La satrapía saudí ha mantenido una relación estrecha con la Corona española, labrada durante el reinado de Juan Carlos, y ha tratado de lavar su imagen internacional a punta de petrodólares, entre otras cosas con inversiones astronómicas en patrocinios deportivos (STC en concreto ha patrocinado al Real Madrid). El país árabe ha conseguido llevarse a su territorio la Supercopa del fútbol español a cambio de un desembolso multimillonario a la Real Federación Española de Fútbol, gracias a los buenos oficios, por llamarlos de alguna manera, del hoy caído en desgracia Luis Rubiales y Gerard Piqué.

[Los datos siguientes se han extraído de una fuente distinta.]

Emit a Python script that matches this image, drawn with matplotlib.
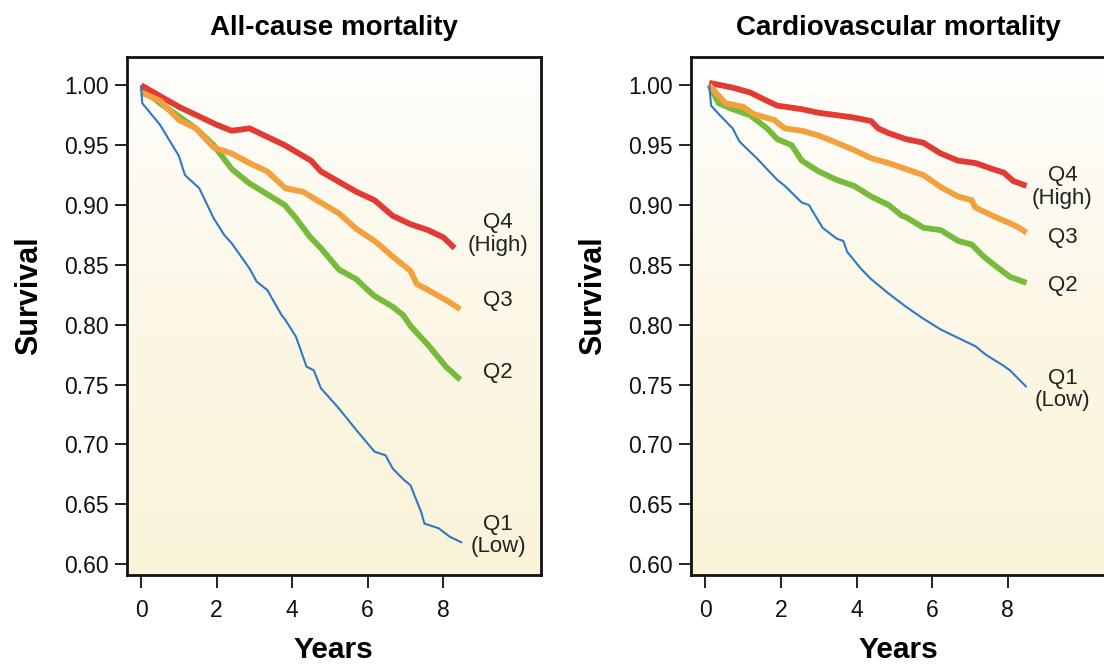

Algunos dirán –de hecho, ya lo están diciendo– que estamos en una economía de mercado y Arabia Saudí, como cualquier inversionista, tiene todo el derecho de comprar una participación en Telefónica más allá de las salvaguardas que quepan introducirse por razones estratégicas. Que eso de apelar a violaciones de derechos humanos o discriminaciones contra una parte de la población es propio de “progres trasnochados” y “buenistas de salón”. Son los mismos a los que en un futuro no muy lejano, cuando Washington y Bruselas erijan a China en el ‘enemigo público número uno de Occidente’, veremos vociferar a todo pulmón contra las violaciones de derechos en el país asiático para justificar el cierre de los mercados a los productos chinos. Sí: estamos en una economía de mercado. Pero esta constatación de lo evidente no debe impedir que recordemos cómo se produjo la expropiación de Telefónica a sus dueños originales, cómo unos pocos se forraron con la privatización y cómo una monarquía corrupta y despótica puede terminar convertida en el principal accionista de una compañía que fue ‘joya de la Corona’ de España.